__REQUEST__
Only the lines from the start of the data to the line containing "729, 738, 750]", both included, should be output, exactly and without pictures.
+-------+
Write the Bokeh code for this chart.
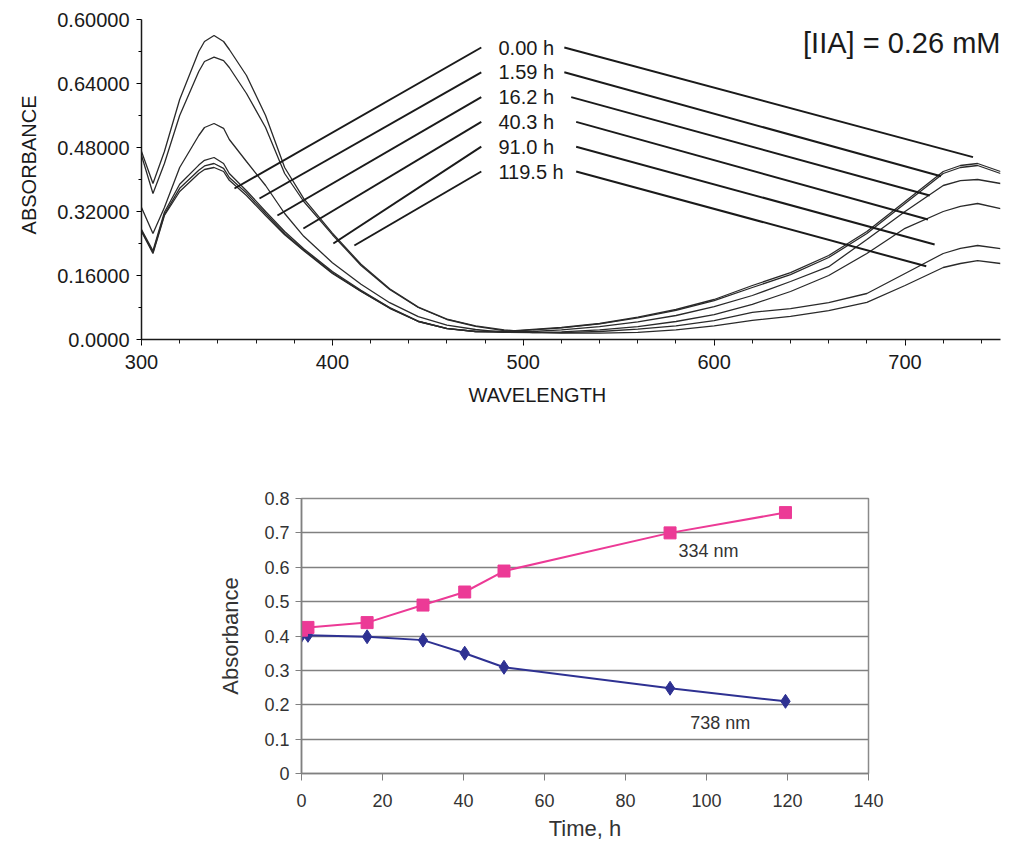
from bokeh.plotting import figure
from bokeh.models import Range1d, FixedTicker, Label, Title
from bokeh.embed import file_html
from bokeh.resources import INLINE

FONT = "Liberation Sans"

# ---------------- top panel data: UV-vis spectra ----------------
wavelength = [300, 306, 312, 320, 330, 333, 338, 343, 346, 355, 365, 375, 385, 400, 415, 430, 445, 460,
              475, 490, 505, 520, 540, 560, 580, 600, 620, 640, 660, 680, 700, 720, 729, 738, 750]

abs_0_00h = [0.270, 0.215, 0.310, 0.370, 0.415, 0.425, 0.430, 0.420, 0.398, 0.360, 0.310, 0.262, 0.222,
             0.165, 0.120, 0.078, 0.045, 0.027, 0.020, 0.020, 0.025, 0.030, 0.040, 0.056, 0.075, 0.100,
             0.135, 0.167, 0.210, 0.270, 0.345, 0.420, 0.435, 0.440, 0.420]
abs_1_59h = [0.272, 0.218, 0.313, 0.378, 0.423, 0.434, 0.440, 0.428, 0.405, 0.366, 0.315, 0.265, 0.224,
             0.167, 0.121, 0.079, 0.045, 0.027, 0.020, 0.020, 0.024, 0.029, 0.039, 0.054, 0.073, 0.097,
             0.130, 0.162, 0.205, 0.265, 0.340, 0.415, 0.430, 0.435, 0.415]
abs_16_2h = [0.275, 0.222, 0.318, 0.388, 0.436, 0.448, 0.455, 0.440, 0.415, 0.372, 0.320, 0.270, 0.227,
             0.170, 0.123, 0.080, 0.046, 0.028, 0.020, 0.018, 0.020, 0.024, 0.032, 0.044, 0.060, 0.082,
             0.110, 0.145, 0.182, 0.250, 0.320, 0.385, 0.397, 0.400, 0.390]
abs_40_3h = [0.330, 0.265, 0.330, 0.430, 0.510, 0.530, 0.540, 0.528, 0.500, 0.445, 0.385, 0.315, 0.258,
             0.192, 0.138, 0.092, 0.057, 0.036, 0.025, 0.018, 0.017, 0.019, 0.024, 0.032, 0.045, 0.062,
             0.088, 0.120, 0.160, 0.215, 0.278, 0.320, 0.333, 0.340, 0.327]
abs_91_0h = [0.460, 0.365, 0.440, 0.560, 0.670, 0.695, 0.706, 0.697, 0.680, 0.615, 0.530, 0.415, 0.345,
             0.262, 0.185, 0.125, 0.080, 0.050, 0.033, 0.022, 0.017, 0.017, 0.020, 0.026, 0.034, 0.047,
             0.068, 0.077, 0.092, 0.115, 0.165, 0.215, 0.228, 0.235, 0.227]
abs_119_5h = [0.470, 0.390, 0.470, 0.600, 0.720, 0.745, 0.760, 0.745, 0.725, 0.660, 0.560, 0.430, 0.352,
              0.266, 0.188, 0.127, 0.081, 0.051, 0.034, 0.024, 0.018, 0.016, 0.016, 0.018, 0.024, 0.034,
              0.048, 0.058, 0.072, 0.093, 0.135, 0.180, 0.190, 0.197, 0.190]

spectra = [abs_0_00h, abs_1_59h, abs_16_2h, abs_40_3h, abs_91_0h, abs_119_5h]
time_labels = ["0.00 h", "1.59 h", "16.2 h", "40.3 h", "91.0 h", "119.5 h"]

y_ticks_top = [0.0, 0.16, 0.32, 0.48, 0.64, 0.8]
y_tick_labels_top = ["0.0000", "0.16000", "0.32000", "0.48000", "0.64000", "0.60000"]
x_ticks_top = [300, 400, 500, 600, 700]

# leader line geometry (annotation positions, data units)
label_x = 487.0
label_y = [0.730, 0.668, 0.606, 0.544, 0.482, 0.420]
left_line_x0 = [478.0] * 6
left_line_x1 = [348.7, 361.8, 371.2, 384.8, 400.5, 411.5]
left_line_y1 = [0.3775, 0.3525, 0.310, 0.2775, 0.240, 0.235]
right_line_x0 = [521.5, 521.5, 525.1, 527.7, 527.7, 527.7]
right_line_x1 = [735.6, 718.8, 712.9, 712.0, 715.5, 711.1]
right_line_y1 = [0.456, 0.408, 0.360, 0.300, 0.2375, 0.183]

# ---------------- bottom panel data: kinetics ----------------
time_h = [0, 1.59, 16.2, 30, 40.3, 50, 91.0, 119.5]
abs_334nm = [0.417, 0.425, 0.439, 0.490, 0.528, 0.589, 0.700, 0.759]
abs_738nm = [0.402, 0.402, 0.398, 0.388, 0.350, 0.309, 0.248, 0.210]
x_ticks_bottom = [0, 20, 40, 60, 80, 100, 120, 140]
y_ticks_bottom = [0, 0.1, 0.2, 0.3, 0.4, 0.5, 0.6, 0.7, 0.8]

# ================= top figure =================
p1 = figure(width=1012, height=440, x_range=Range1d(300, 750), y_range=Range1d(0, 0.8),
            output_backend="svg", toolbar_location=None,
            min_border_left=140, min_border_right=12, min_border_top=19, min_border_bottom=101)
p1.outline_line_color = None
p1.xgrid.visible = False
p1.ygrid.visible = False

for ys in spectra:
    p1.line(wavelength, ys, line_color="#2a2a2a", line_width=1.3)

p1.segment(x0=left_line_x0, y0=label_y, x1=left_line_x1, y1=left_line_y1,
           line_color="#1a1a1a", line_width=2)
p1.segment(x0=right_line_x0, y0=label_y, x1=right_line_x1, y1=right_line_y1,
           line_color="#1a1a1a", line_width=2)

for t, yy in zip(time_labels, label_y):
    p1.add_layout(Label(x=label_x, y=yy, text=t, text_font=FONT, text_font_size="20px",
                        text_color="#1a1a1a", text_baseline="middle", text_align="left"))

p1.add_layout(Label(x=750, y=0.742, text="[IIA] = 0.26 mM", text_font=FONT,
                    text_font_size="29px", text_color="#1a1a1a",
                    text_baseline="middle", text_align="right"))

p1.add_layout(Title(text="WAVELENGTH", text_font=FONT, text_font_size="20px",
                    text_font_style="normal", text_color="#1a1a1a",
                    align="left", offset=327, standoff=21), "below")
p1.add_layout(Title(text="ABSORBANCE", text_font=FONT, text_font_size="20px",
                    text_font_style="normal", text_color="#1a1a1a",
                    align="right", offset=76, standoff=30), "left")

xa = p1.xaxis[0]
xa.ticker = FixedTicker(ticks=x_ticks_top, minor_ticks=list(range(300, 751, 20)))
xa.axis_line_color = "#1a1a1a"
xa.axis_line_width = 1.5
xa.major_tick_out = 6
xa.major_tick_in = 0
xa.minor_tick_out = 4
xa.minor_tick_in = 0
xa.minor_tick_line_color = "#1a1a1a"
xa.major_label_standoff = 9
xa.major_label_text_font = FONT
xa.major_label_text_font_size = "20px"
xa.major_label_text_color = "#1a1a1a"

ya = p1.yaxis[0]
ya.ticker = FixedTicker(ticks=y_ticks_top, minor_ticks=[0.08, 0.24, 0.40, 0.56, 0.72])
ya.major_label_overrides = {k: v for k, v in zip(y_ticks_top, y_tick_labels_top)}
ya.axis_line_color = "#1a1a1a"
ya.axis_line_width = 1.5
ya.major_tick_out = 5
ya.major_tick_in = 0
ya.minor_tick_out = 3
ya.minor_tick_in = 0
ya.major_label_standoff = 7
ya.major_label_text_font = FONT
ya.major_label_text_font_size = "20px"
ya.major_label_text_color = "#1a1a1a"

# ================= bottom figure =================
p2 = figure(width=1012, height=403, x_range=Range1d(0, 140), y_range=Range1d(0, 0.8),
            output_backend="svg", toolbar_location=None,
            min_border_left=301, min_border_right=144, min_border_top=58, min_border_bottom=69)
p2.outline_line_color = "#8a8a8a"
p2.outline_line_width = 1.5
p2.xgrid.visible = False
p2.ygrid.ticker = FixedTicker(ticks=y_ticks_bottom)
p2.ygrid.grid_line_color = "#808080"
p2.ygrid.grid_line_width = 1.5

PINK = "#EC3A96"
NAVY = "#2E3192"
p2.line(time_h, abs_738nm, line_color=NAVY, line_width=2)
p2.scatter(time_h, abs_738nm, marker="diamond", size=14, color=NAVY)
p2.line(time_h, abs_334nm, line_color=PINK, line_width=2)
p2.scatter(time_h, abs_334nm, marker="square", size=12, color=PINK)

p2.add_layout(Label(x=93.1, y=0.646, text="334 nm", text_font=FONT, text_font_size="18px",
                    text_color="#333333", text_baseline="middle", text_align="left"))
p2.add_layout(Label(x=96.0, y=0.146, text="738 nm", text_font=FONT, text_font_size="18px",
                    text_color="#333333", text_baseline="middle", text_align="left"))

bx = p2.xaxis[0]
bx.ticker = FixedTicker(ticks=x_ticks_bottom)
bx.axis_label = "Time, h"
bx.axis_label_text_font = FONT
bx.axis_label_text_font_size = "22px"
bx.axis_label_text_font_style = "normal"
bx.axis_label_text_color = "#333333"
bx.axis_label_standoff = 6
bx.axis_line_color = "#808080"
bx.axis_line_width = 1.5
bx.major_tick_line_color = "#808080"
bx.major_tick_out = 7
bx.major_tick_in = 0
bx.minor_tick_line_color = None
bx.major_label_standoff = 13
bx.major_label_text_font = FONT
bx.major_label_text_font_size = "18px"
bx.major_label_text_color = "#333333"

by = p2.yaxis[0]
by.ticker = FixedTicker(ticks=y_ticks_bottom)
by.major_label_overrides = {0: "0"}
by.axis_label = "Absorbance"
by.axis_label_text_font = FONT
by.axis_label_text_font_size = "22px"
by.axis_label_text_font_style = "normal"
by.axis_label_text_color = "#333333"
by.axis_label_standoff = 18
by.axis_line_color = "#808080"
by.axis_line_width = 1.5
by.major_tick_line_color = "#808080"
by.major_tick_out = 6
by.major_tick_in = 0
by.minor_tick_line_color = None
by.major_label_standoff = 6
by.major_label_text_font = FONT
by.major_label_text_font_size = "18px"
by.major_label_text_color = "#333333"

open("out.html", "w").write(file_html([p1, p2], INLINE))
+-------+
__FINISHED TASK__
Write the Bokeh code for this chart.
from bokeh.plotting import figure
from bokeh.models import Range1d, FixedTicker, Label, Title
from bokeh.embed import file_html
from bokeh.resources import INLINE

FONT = "Liberation Sans"

# ---------------- top panel data: UV-vis spectra ----------------
wavelength = [300, 306, 312, 320, 330, 333, 338, 343, 346, 355, 365, 375, 385, 400, 415, 430, 445, 460,
              475, 490, 505, 520, 540, 560, 580, 600, 620, 640, 660, 680, 700, 720, 729, 738, 750]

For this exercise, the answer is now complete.